As the title suggests, this book explores the concept of what makes a home and how we grow around our environment. I really related to Áine and I loved she adapted and changed over the course of the book, gradually at first and then in a crescendo. She has great dry wit and I saw myself in a lot of her attitudes towards her partner, domesticity, friendships and work. Through Áine, the author offers commentary on coming-of-age when things aren't going well and I will read that all day everyday. Elliot is a fantastic companion character to Áine because they contrast well against one another and he's the kind of man everyone has met and can probably join in Áine's disdain to some extent. Áine's relationships outside of her newfound domestic bliss are strained across the board, including her newly estranged bestie-turned-houseboat-renovator who has become wrapped up in her own relationship and left Áine behind. The author does a great job of putting multiple forces to work to keep Áine inside the house and thus worsen her situation.
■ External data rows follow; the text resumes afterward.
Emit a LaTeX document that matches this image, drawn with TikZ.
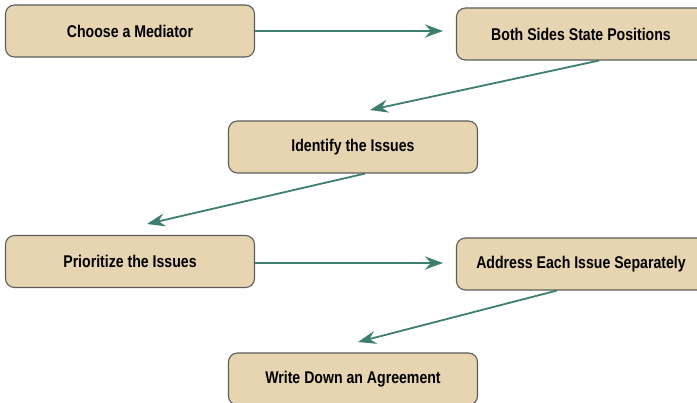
\documentclass[tikz,border=0pt]{standalone}
\usepackage{fontspec}
\setsansfont[FakeStretch=0.83]{Liberation Sans}
\usetikzlibrary{arrows.meta,positioning,calc}

\definecolor{boxfill}{HTML}{E6D5B0}
\definecolor{boxline}{HTML}{5C5C5C}
\definecolor{arrowteal}{HTML}{3E7E70}

\begin{document}
\begin{tikzpicture}[
    x=1pt, y=-1pt,
    stepbox/.style={draw=boxline, line width=1.1pt, rectangle, rounded corners=9pt, fill=boxfill,
        minimum width=249pt, minimum height=52pt, font=\sffamily\bfseries\fontsize{17}{19}\selectfont},
    edge/.style={-{Stealth[length=18pt, width=13pt, inset=6pt]}, line width=2.6pt, draw=arrowteal},
    slant/.style={edge, line width=1.8pt},
]
\useasboundingbox (0,0) rectangle (697,403);

% Steps
\node[stepbox] (mediator) at (130, 31) {Choose a Mediator};
\node[stepbox] (positions) at (581, 34) {Both Sides State Positions};
\node[stepbox] (identify) at (353, 147) {Identify the Issues};
\node[stepbox] (prioritize) at (130, 261.5) {Prioritize the Issues};
\node[stepbox] (address) at (581, 264) {Address Each Issue Separately};
\node[stepbox] (agreement) at (353, 379) {Write Down an Agreement};

% Arrow tips
\coordinate (tipA) at (443, 31);
\coordinate (tipB) at (370, 110);
\coordinate (tipC) at (147, 224);
\coordinate (tipD) at (443, 263);
\coordinate (tipE) at (358, 342);

\draw[edge] (mediator.east) -- (tipA);
\draw[slant] ([xshift=18pt]positions.south) -- (tipB);
\draw[slant] ([xshift=12pt]identify.south) -- (tipC);
\draw[edge] ([yshift=-1.5pt]prioritize.east) -- (tipD);
\draw[slant] ([xshift=-24pt]address.south) -- (tipE);

\end{tikzpicture}
\end{document}
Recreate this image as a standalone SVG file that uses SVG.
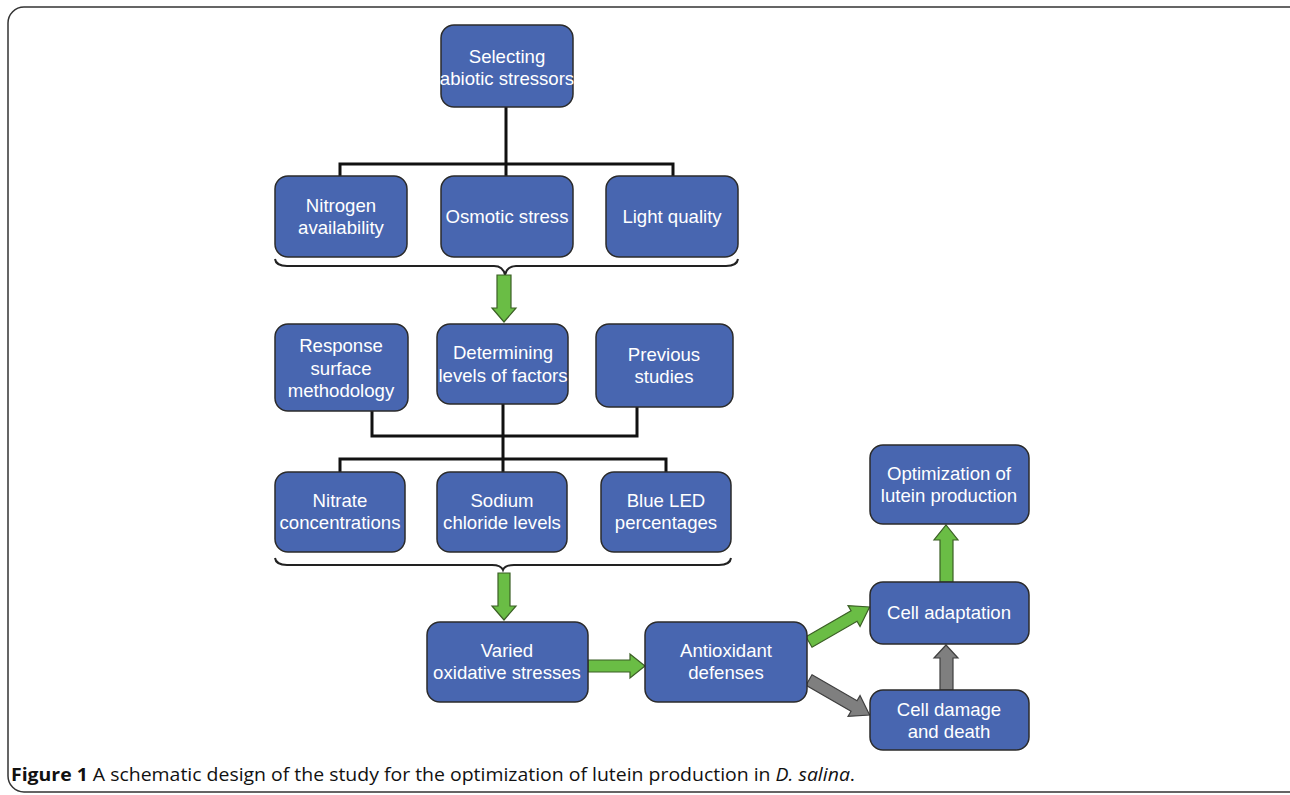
<svg xmlns="http://www.w3.org/2000/svg" width="1290" height="795" viewBox="0 0 1290 795">
<style>
.box{fill:#4866b0;stroke:#2b2b2b;stroke-width:1.5}
.t{fill:#ffffff;font-family:"Liberation Sans",Arial,sans-serif;font-size:18.6px;text-anchor:middle}
.ln{fill:none;stroke:#111;stroke-width:3}
.br{fill:none;stroke:#222;stroke-width:2}
.ga{fill:#6abd45;stroke:#3b5f25;stroke-width:1.2}
.gr{fill:#7f7f7f;stroke:#3f3f3f;stroke-width:1.2}
.cap{font-family:"Open Sans","Liberation Sans",sans-serif;font-size:18.5px;fill:#111}
</style>
<defs>
<path id="arr" d="M0,-6 L52,-6 L52,-12 L70,0 L52,12 L52,6 L0,6 Z"/>
</defs>
<rect width="1290" height="795" fill="#ffffff"/>
<rect x="8" y="7" width="1296" height="785" rx="16" fill="none" stroke="#333" stroke-width="1.5"/>

<g id="connectors">
<path class="ln" d="M506,107 V164 M340,176 V164 H673 V176 M506,164 V176"/>
<path class="br" d="M275,259 Q276,266 287,266 H494 Q503,266 505,275 Q507,266 516,266 H726 Q737,266 738,259"/>
<path class="ga" d="M497,275 H511 V308 H516 L504,322 L492,308 H497 Z"/>
<path class="ln" d="M372,411 V436 H637 V407 M503,404 V472 M340,472 V459 H666 V472"/>
<path class="br" d="M275,558 Q276,565 287,565 H492 Q501,565 503,570 Q505,565 514,565 H719 Q730,565 731,558"/>
<path class="ga" d="M498,573 H510 V606 H516 L504,620 L492,606 H498 Z"/>
<path class="ga" d="M588,660 H630 V654 L645,666 L630,678 V672 H588 Z"/>
<use href="#arr" class="ga" transform="translate(809,642) rotate(-30)"/>
<use href="#arr" class="gr" transform="translate(809,680) rotate(30)"/>
<path class="ga" d="M940,582 V540 H934 L946,525 L958,540 H953 V582 Z"/>
<path class="gr" d="M940,690 V658 H934 L946,645 L958,658 H953 V690 Z"/>
</g>

<g id="n-selecting"><rect class="box" x="441" y="25" width="132" height="82" rx="13"/><text class="t" x="507" y="63">Selecting</text><text class="t" x="507" y="85">abiotic stressors</text></g>
<g id="n-nitrogen"><rect class="box" x="275" y="176" width="132" height="81" rx="13"/><text class="t" x="341" y="212">Nitrogen</text><text class="t" x="341" y="234">availability</text></g>
<g id="n-osmotic"><rect class="box" x="441" y="176" width="132" height="81" rx="13"/><text class="t" x="507" y="223">Osmotic stress</text></g>
<g id="n-light"><rect class="box" x="606" y="176" width="132" height="81" rx="13"/><text class="t" x="672" y="223">Light quality</text></g>

<g id="n-response"><rect class="box" x="275" y="324" width="133" height="87" rx="13"/><text class="t" x="341" y="352">Response</text><text class="t" x="341" y="375">surface</text><text class="t" x="341" y="397">methodology</text></g>
<g id="n-determining"><rect class="box" x="437" y="324" width="131" height="80" rx="13"/><text class="t" x="503" y="359">Determining</text><text class="t" x="503" y="382">levels of factors</text></g>
<g id="n-previous"><rect class="box" x="596" y="324" width="137" height="83" rx="13"/><text class="t" x="664" y="361">Previous</text><text class="t" x="664" y="383">studies</text></g>

<g id="n-nitrate"><rect class="box" x="275" y="472" width="130" height="80" rx="13"/><text class="t" x="340" y="507">Nitrate</text><text class="t" x="340" y="529">concentrations</text></g>
<g id="n-sodium"><rect class="box" x="437" y="472" width="130" height="80" rx="13"/><text class="t" x="502" y="507">Sodium</text><text class="t" x="502" y="529">chloride levels</text></g>
<g id="n-blue"><rect class="box" x="601" y="472" width="130" height="80" rx="13"/><text class="t" x="666" y="507">Blue LED</text><text class="t" x="666" y="529">percentages</text></g>

<g id="n-varied"><rect class="box" x="427" y="622" width="161" height="80" rx="13"/><text class="t" x="507" y="657">Varied</text><text class="t" x="507" y="679">oxidative stresses</text></g>
<g id="n-antioxidant"><rect class="box" x="645" y="622" width="162" height="80" rx="13"/><text class="t" x="726" y="657">Antioxidant</text><text class="t" x="726" y="679">defenses</text></g>
<g id="n-optimization"><rect class="box" x="870" y="445" width="159" height="79" rx="13"/><text class="t" x="949" y="480">Optimization of</text><text class="t" x="949" y="502">lutein production</text></g>
<g id="n-adaptation"><rect class="box" x="870" y="582" width="159" height="62" rx="13"/><text class="t" x="949" y="619">Cell adaptation</text></g>
<g id="n-damage"><rect class="box" x="870" y="690" width="159" height="60" rx="13"/><text class="t" x="949" y="716">Cell damage</text><text class="t" x="949" y="738">and death</text></g>

<text class="cap" x="11" y="781" textLength="844" lengthAdjust="spacingAndGlyphs"><tspan font-weight="bold">Figure 1</tspan> A schematic design of the study for the optimization of lutein production in <tspan font-style="italic">D. salina</tspan>.</text>
</svg>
I have no idea why but I did find this quite a slog to get through for the first 2/3 or so (the end I devoured) and I often found myself only reading 5-10 pages at a time. I think it could have hit its peak sooner because there was a lot of repetition in the first half and this involved the point just be remade over and over again with little new information being added. This is described as 'a ghost story set in the rental crisis' and I feel this may set unrealistic expectations. Early on there is a super creepy ghost story moment that gave me goosebumps and I couldn't wait for more, which I sadly didn't get. It has a wonderfully eerie atmosphere but I was waiting for something else to happen and it rarely did. I appreciate literary horror because it's not as on the nose as classic horror but I just think this book didn't live up to its potential. The tagline also sets you up for a good laugh (in my opinion) and if you pick it up for that reason alone you'll be let down. There's some great wit sprinkled throughout but the tagline almost sounds sitcom-y??
Overall I really enjoyed the writing and how erratic this book is. I would be very interested in reading more from this author.